>>>
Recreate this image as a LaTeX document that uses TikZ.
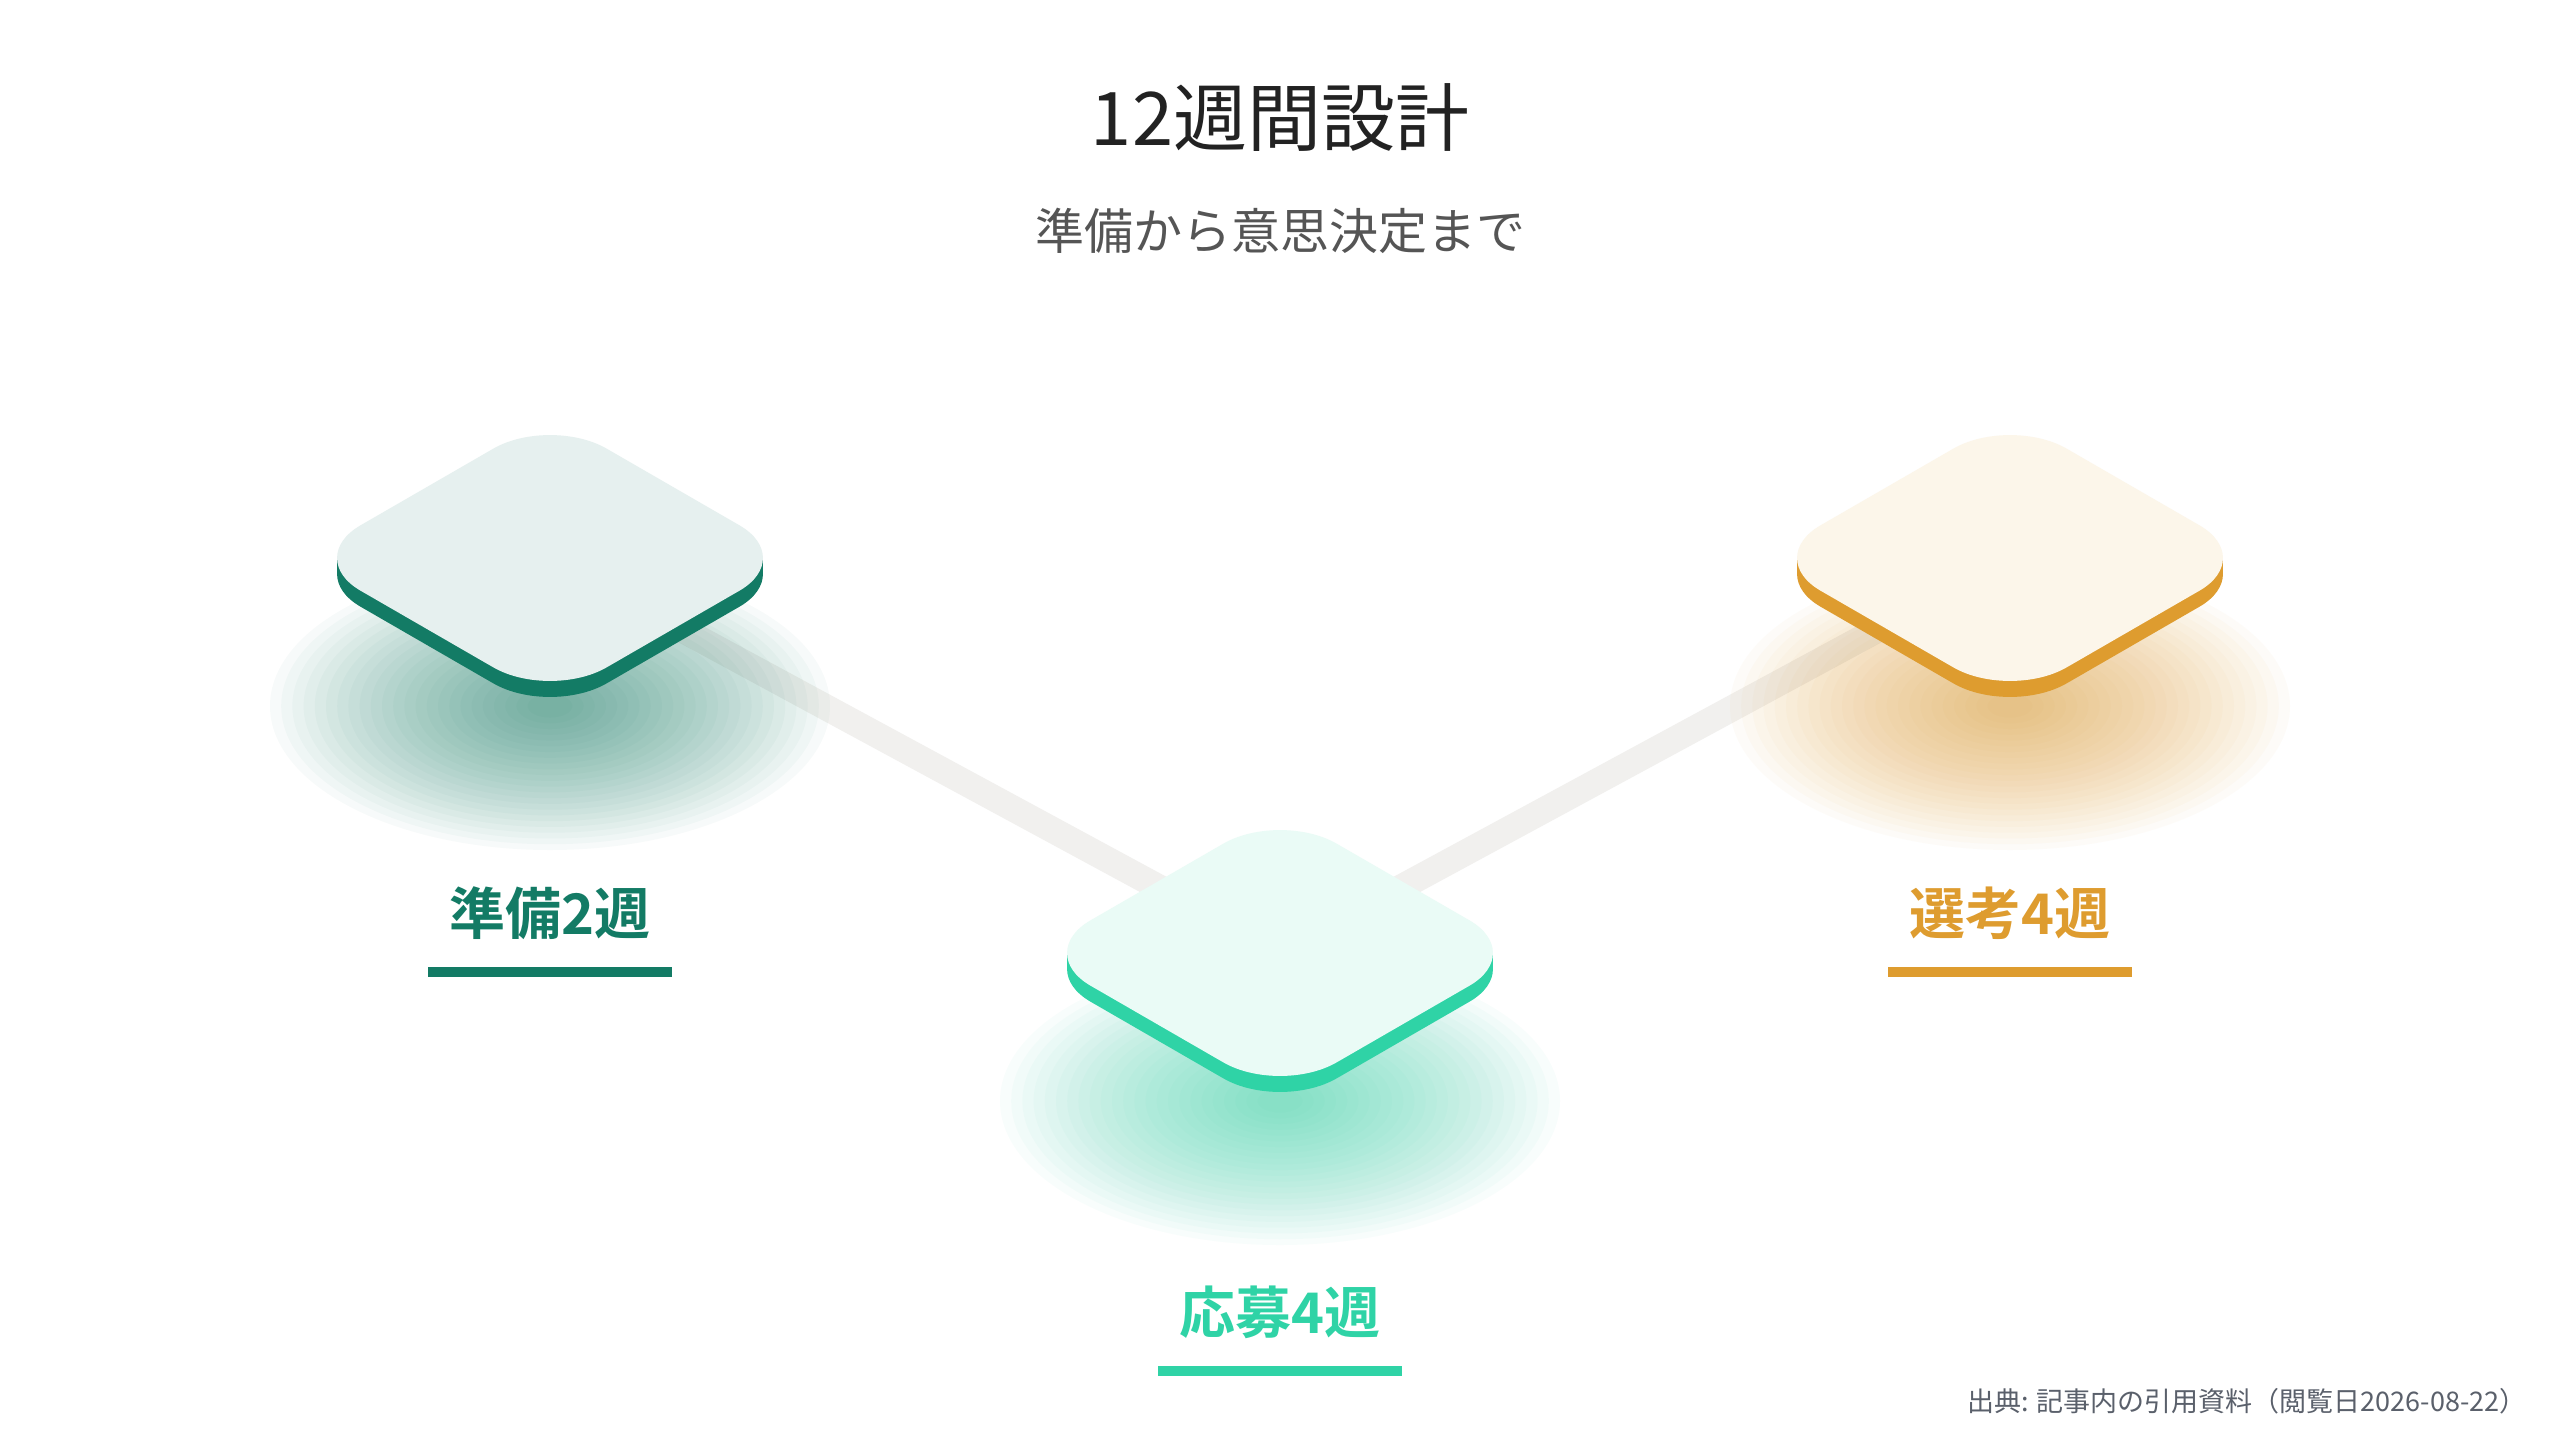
\documentclass[tikz,border=0pt]{standalone}
\usepackage{fontspec}
\usetikzlibrary{calc}
\newfontfamily\jp{Noto Sans CJK JP}[BoldFont=* Bold]
\definecolor{titlec}{HTML}{222222}
\definecolor{subc}{HTML}{555555}
\definecolor{footc}{HTML}{5A606B}
\definecolor{connc}{HTML}{F1F0EE}
\definecolor{gside}{HTML}{137B65}
\definecolor{gface}{HTML}{E6F0EF}
\definecolor{tside}{HTML}{2FD3A6}
\definecolor{tface}{HTML}{EAFBF6}
\definecolor{oside}{HTML}{DE9C2F}
\definecolor{oface}{HTML}{FCF6EA}
\newcommand\tilefill[1]{\fill[#1] (87pt,-47pt) -- (87pt,47pt) arc[start angle=0,end angle=90,radius=40pt] -- (-47pt,87pt) arc[start angle=90,end angle=180,radius=40pt] -- (-87pt,-47pt) arc[start angle=180,end angle=270,radius=40pt] -- (47pt,-87pt) arc[start angle=270,end angle=360,radius=40pt] -- cycle;}
\newcommand\isotile[3]{%
 \begin{scope}[shift={(#1)}]
  \fill[#2] (-106.5pt,0pt) rectangle (106.5pt,-8pt);
  \begin{scope}[yshift=-8pt,yscale=0.57735,rotate=45]\tilefill{#2}\end{scope}
  \begin{scope}[yscale=0.57735,rotate=45]\tilefill{#3}\end{scope}
 \end{scope}}
\newcommand\tileglow[2]{%
 \foreach \k in {0,...,23}{%
  \fill[#2, fill opacity=0.032] ($(#1)+(0,148)$) ellipse [x radius={140pt*(1-\k/25)}, y radius={72pt*(1-\k/25)}];}}
\tikzset{
  conn/.style={line width=13pt, color=connc},
  lab/.style={font=\jp\bfseries\fontsize{28pt}{32pt}\selectfont, inner sep=0pt},
}
\begin{document}
\begin{tikzpicture}[x=0.5pt,y=-0.5pt]
\useasboundingbox (0,0) rectangle (2560,1440);
\fill[white] (0,0) rectangle (2560,1440);
% tile centres
\coordinate (prep) at (550,558);
\coordinate (apply) at (1280,953);
\coordinate (select) at (2010,558);
% connectors
\draw[conn] (prep) -- (apply);
\draw[conn] (apply) -- (select);
% glows
\tileglow{prep}{gside}
\tileglow{apply}{tside}
\tileglow{select}{oside}
% tiles
\isotile{prep}{gside}{gface}
\isotile{apply}{tside}{tface}
\isotile{select}{oside}{oface}
% title
\node[font=\jp\fontsize{37pt}{44pt}\selectfont, text=titlec, inner sep=0pt] (title) at (1280,118) {12週間設計};
\node[font=\jp\fontsize{24.5pt}{30pt}\selectfont, text=subc, inner sep=0pt] (subtitle) at (1280,231) {準備から意思決定まで};
% labels
\node[lab, text=gside] (lprep) at (550,913) {準備2週};
\node[lab, text=tside] (lapply) at (1280,1312) {応募4週};
\node[lab, text=oside] (lselect) at (2010,913) {選考4週};
\fill[gside] ($(lprep)+(-122,54)$) rectangle ($(lprep)+(122,64)$);
\fill[tside] ($(lapply)+(-122,54)$) rectangle ($(lapply)+(122,64)$);
\fill[oside] ($(lselect)+(-122,54)$) rectangle ($(lselect)+(122,64)$);
% footer
\node[font=\jp\fontsize{13.5pt}{16pt}\selectfont, text=footc, inner sep=0pt, anchor=east] (foot) at (2527,1401) {出典: 記事内の引用資料（閲覧日2026-08-22）};
\end{tikzpicture}
\end{document}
<<<
● Short exercise
Write out each line again precisely as it appears, skipping every picture.

● Result for this exercise
Recreate this image as a LaTeX document that uses TikZ.
\documentclass[tikz,border=0pt]{standalone}
\usepackage{fontspec}
\usetikzlibrary{calc}
\newfontfamily\jp{Noto Sans CJK JP}[BoldFont=* Bold]
\definecolor{titlec}{HTML}{222222}
\definecolor{subc}{HTML}{555555}
\definecolor{footc}{HTML}{5A606B}
\definecolor{connc}{HTML}{F1F0EE}
\definecolor{gside}{HTML}{137B65}
\definecolor{gface}{HTML}{E6F0EF}
\definecolor{tside}{HTML}{2FD3A6}
\definecolor{tface}{HTML}{EAFBF6}
\definecolor{oside}{HTML}{DE9C2F}
\definecolor{oface}{HTML}{FCF6EA}
\newcommand\tilefill[1]{\fill[#1] (87pt,-47pt) -- (87pt,47pt) arc[start angle=0,end angle=90,radius=40pt] -- (-47pt,87pt) arc[start angle=90,end angle=180,radius=40pt] -- (-87pt,-47pt) arc[start angle=180,end angle=270,radius=40pt] -- (47pt,-87pt) arc[start angle=270,end angle=360,radius=40pt] -- cycle;}
\newcommand\isotile[3]{%
 \begin{scope}[shift={(#1)}]
  \fill[#2] (-106.5pt,0pt) rectangle (106.5pt,-8pt);
  \begin{scope}[yshift=-8pt,yscale=0.57735,rotate=45]\tilefill{#2}\end{scope}
  \begin{scope}[yscale=0.57735,rotate=45]\tilefill{#3}\end{scope}
 \end{scope}}
\newcommand\tileglow[2]{%
 \foreach \k in {0,...,23}{%
  \fill[#2, fill opacity=0.032] ($(#1)+(0,148)$) ellipse [x radius={140pt*(1-\k/25)}, y radius={72pt*(1-\k/25)}];}}
\tikzset{
  conn/.style={line width=13pt, color=connc},
  lab/.style={font=\jp\bfseries\fontsize{28pt}{32pt}\selectfont, inner sep=0pt},
}
\begin{document}
\begin{tikzpicture}[x=0.5pt,y=-0.5pt]
\useasboundingbox (0,0) rectangle (2560,1440);
\fill[white] (0,0) rectangle (2560,1440);
% tile centres
\coordinate (prep) at (550,558);
\coordinate (apply) at (1280,953);
\coordinate (select) at (2010,558);
% connectors
\draw[conn] (prep) -- (apply);
\draw[conn] (apply) -- (select);
% glows
\tileglow{prep}{gside}
\tileglow{apply}{tside}
\tileglow{select}{oside}
% tiles
\isotile{prep}{gside}{gface}
\isotile{apply}{tside}{tface}
\isotile{select}{oside}{oface}
% title
\node[font=\jp\fontsize{37pt}{44pt}\selectfont, text=titlec, inner sep=0pt] (title) at (1280,118) {12週間設計};
\node[font=\jp\fontsize{24.5pt}{30pt}\selectfont, text=subc, inner sep=0pt] (subtitle) at (1280,231) {準備から意思決定まで};
% labels
\node[lab, text=gside] (lprep) at (550,913) {準備2週};
\node[lab, text=tside] (lapply) at (1280,1312) {応募4週};
\node[lab, text=oside] (lselect) at (2010,913) {選考4週};
\fill[gside] ($(lprep)+(-122,54)$) rectangle ($(lprep)+(122,64)$);
\fill[tside] ($(lapply)+(-122,54)$) rectangle ($(lapply)+(122,64)$);
\fill[oside] ($(lselect)+(-122,54)$) rectangle ($(lselect)+(122,64)$);
% footer
\node[font=\jp\fontsize{13.5pt}{16pt}\selectfont, text=footc, inner sep=0pt, anchor=east] (foot) at (2527,1401) {出典: 記事内の引用資料（閲覧日2026-08-22）};
\end{tikzpicture}
\end{document}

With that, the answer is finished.